"Uma pessoa que representa a Igreja não pode ser assim", atira, revoltada, Emanuela Cerqueira, com as lágrimas nos olhos. "Dói-lhe" muito não ter conseguido fazer à avó a sua "velhinha" o funeral que ela queria.
Maria da Conceição Ferreira Maia morreu a 13 de maio em casa em Guilhabreu, Vila do Conde. O padre, Carlos Duarte, recusou fazer-lhe o funeral. Diz que a idosa não pagava a côngrua (donativo anual à Igreja), mas um diferendo antigo com o genro de Conceição faz, há mais de 50 anos, toda a família pagar as "favas".
"Disse-nos que não fazia o funeral, porque ela não pagava a côngrua. Explicamos-lhe que ela esteve anos e anos emigrada em França. Só estava a viver em Portugal com a minha prima desde 3 de maio. A minha prima tem a côngrua de 2020 paga 25 euros, mais 13,5 euros. Mostramos-lhe os recibos da paróquia e o atestado da junta. Insistiu que não fazia. Perguntamos se podíamos pedir a outro padre para fazer a cerimónia. Não deixou. Quisemos pagar o que fosse. Não aceitou", conta.
A revolta cresce quando explica as horas "com um corpo morto em casa", "a correr de lado para lado", porque o padre lhe "recusou a igreja".
A avó, devota de Nossa Senhora de Fátima, morreu precisamente a 13 de maio. A "coincidência" deixou a família ainda mais indignada por não lhe poder fazer o funeral religioso e "digno" que Maria da Conceição desejava.
Um diferendo com mais de cinco décadas
"O genro e a filha não pagam os direitos paroquiais e não estão nada ligados à igreja. Além disso, o sr. não respeita a vizinhança da igreja. Tem um terreno aqui mesmo, todo maltratado e com umas cruzes e uns sinais estranhos", afirmou, ao JN, o padre Carlos Duarte.
O pároco, de 92 anos, que está há 59 à frente da paróquia de S. Martinho, em Guilhabreu, admite que, por ali, "há outros casos" de quem "não frequenta a igreja e não paga os direitos". Admite o diferendo antigo com António Sousa (mais conhecido por Patrício) que já motivou, "inclusive, um processo judicial" e mais não diz.
Helena Arezes, mulher de António Sousa, diz que o "marido foi excomungado pelo padre quando tinha 12 anos". Volvidos 54 anos, a "guerra" continua.
A "gota de água" terá sido uma pequenina capela, erguida por António Azevedo (o Inácio), num terreno de Patrício, mesmo ao lado da igreja.
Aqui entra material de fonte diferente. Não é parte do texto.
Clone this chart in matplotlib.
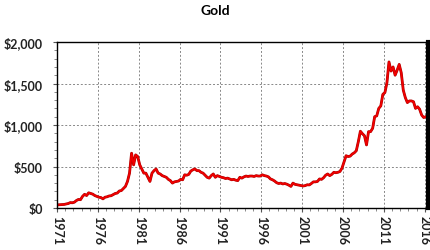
import matplotlib
matplotlib.use("Agg")
import matplotlib.pyplot as plt
from matplotlib.ticker import MultipleLocator, FuncFormatter
import numpy as np

years = list(range(1971, 2017))
# quarterly average gold price (USD/oz), one row per year
quarterly_prices = [
    [38, 40, 42, 43], [48, 54, 65, 63], [70, 90, 103, 100], [140, 165, 150, 183],
    [175, 167, 150, 140], [130, 126, 110, 130], [135, 145, 148, 162], [175, 180, 205, 210],
    [235, 260, 320, 420], [660, 520, 640, 620], [520, 470, 420, 420], [370, 320, 420, 450],
    [470, 420, 410, 390], [380, 370, 345, 330], [300, 315, 320, 325], [345, 340, 400, 395],
    [405, 445, 460, 470], [450, 450, 430, 420], [395, 370, 360, 390], [410, 370, 390, 380],
    [370, 365, 355, 360], [350, 340, 345, 335], [330, 370, 360, 375], [385, 380, 385, 385],
    [380, 390, 385, 385], [400, 390, 385, 375], [350, 340, 325, 305], [295, 300, 290, 295],
    [287, 275, 260, 300], [285, 280, 275, 270], [265, 270, 280, 278], [295, 315, 315, 320],
    [350, 345, 365, 395], [410, 390, 405, 430], [425, 430, 440, 480], [555, 630, 620, 625],
    [650, 665, 690, 800], [925, 895, 870, 760], [920, 920, 960, 1100], [1110, 1200, 1230, 1370],
    [1390, 1510, 1760, 1650], [1700, 1600, 1660, 1730], [1630, 1420, 1330, 1270],
    [1290, 1290, 1280, 1200], [1220, 1190, 1120, 1090], [1100],
]
x_ticks = list(range(1971, 2017, 5))
y_ticks = [0, 500, 1000, 1500, 2000]

xs, ys = [], []
for yr, qs in zip(years, quarterly_prices):
    for i, v in enumerate(qs):
        xs.append(yr + i * 0.25 + 0.125)
        ys.append(v)

plt.rcParams['font.family'] = ['Lato', 'DejaVu Sans']

fig = plt.figure(figsize=(4.30, 2.51), dpi=100)
ax = fig.add_axes([57/430, 1 - 209/251, (428 - 57)/430, (209 - 43)/251])

ax.plot(xs, ys, color='#a80000', lw=2.0, solid_joinstyle='round')
ax.plot(xs, ys, color='#f00000', lw=1.3, solid_joinstyle='round')

ax.set_xlim(1971, 2016.4)
ax.set_ylim(0, 2000)
ax.set_xticks(x_ticks)
ax.set_xticklabels([str(t) for t in x_ticks], rotation=-90, fontsize=9, fontweight='bold', color='#222222')
ax.set_yticks(y_ticks)
ax.yaxis.set_major_formatter(FuncFormatter(lambda v, p: f"${int(v):,}"))
for lbl in ax.get_yticklabels():
    lbl.set_fontweight('bold')
    lbl.set_fontsize(9)
    lbl.set_color('#222222')
ax.xaxis.set_minor_locator(MultipleLocator(1))
ax.yaxis.set_minor_locator(MultipleLocator(100))
ax.tick_params(axis='both', which='major', length=3, width=0.8, color='#555555', pad=2)
ax.tick_params(axis='both', which='minor', length=2, width=0.6, color='#777777')
ax.tick_params(axis='y', pad=7)

ax.grid(True, which='major', color='#888888', linestyle=(0, (2, 2)), lw=0.7)
for s in ['top', 'left', 'bottom']:
    ax.spines[s].set_color('black')
    ax.spines[s].set_linewidth(1.0)
ax.spines['right'].set_color('black')
ax.spines['right'].set_linewidth(3)

fig.text(0.5, 1 - 11/251, 'Gold', ha='center', va='center', fontsize=10, fontweight='bold')

fig.savefig('out.png', dpi=100)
Carlos Duarte não gostou. Diz ainda que o terreno, mesmo no sopé da igreja, "dá mau aspeto" e põe em perigo de derrocada o adro da igreja.
Emanuela só lamenta que "toda a família continue a pagar as favas", mais de cinco décadas depois. "Não fui batizada, porque o meu padrinho era o meu tio e o padre não deixou. Não fui aceite na catequese. O padrinho do filho mais velho da minha prima é S. Lázaro. O padre também não aceitou os padrinhos. Ela própria foi batizada numa freguesia vizinha. Não é justo!".
Diocese diz que a "côngrua não é obrigatória"
A diocese já recebeu a exposição da família e está a averiguar o caso. O padre Jorge Duarte diz que a recusa de um funeral pelo não pagamento é "desproporcional". Acredita que "há outras razões, que não o dinheiro" e esclarece: "A côngrua é um dever das pessoas. É a fonte de financiamento da maior parte das paróquias, sobretudo as mais rurais, mas é uma indicação. Não é obrigatória. Na minha paróquia (em Gaia), por exemplo, tenho 40 ou 50 famílias que pagam em 30 mil pessoas. A ser assim, não fazia nenhum funeral por ano".
A "indicação" é que cada paroquiano dê um dia de salário por ano para assegurar o salário do pároco e todas as despesas da paróquia.
"A Igreja recomenda justamente o contrário: a proximidade, o acompanhamento e a solidariedade de quem está a sofrer pela perda de um ente querido e não uma atitude de exclusão", disse, ao JN, o padre Jorge Duarte, da diocese do Porto.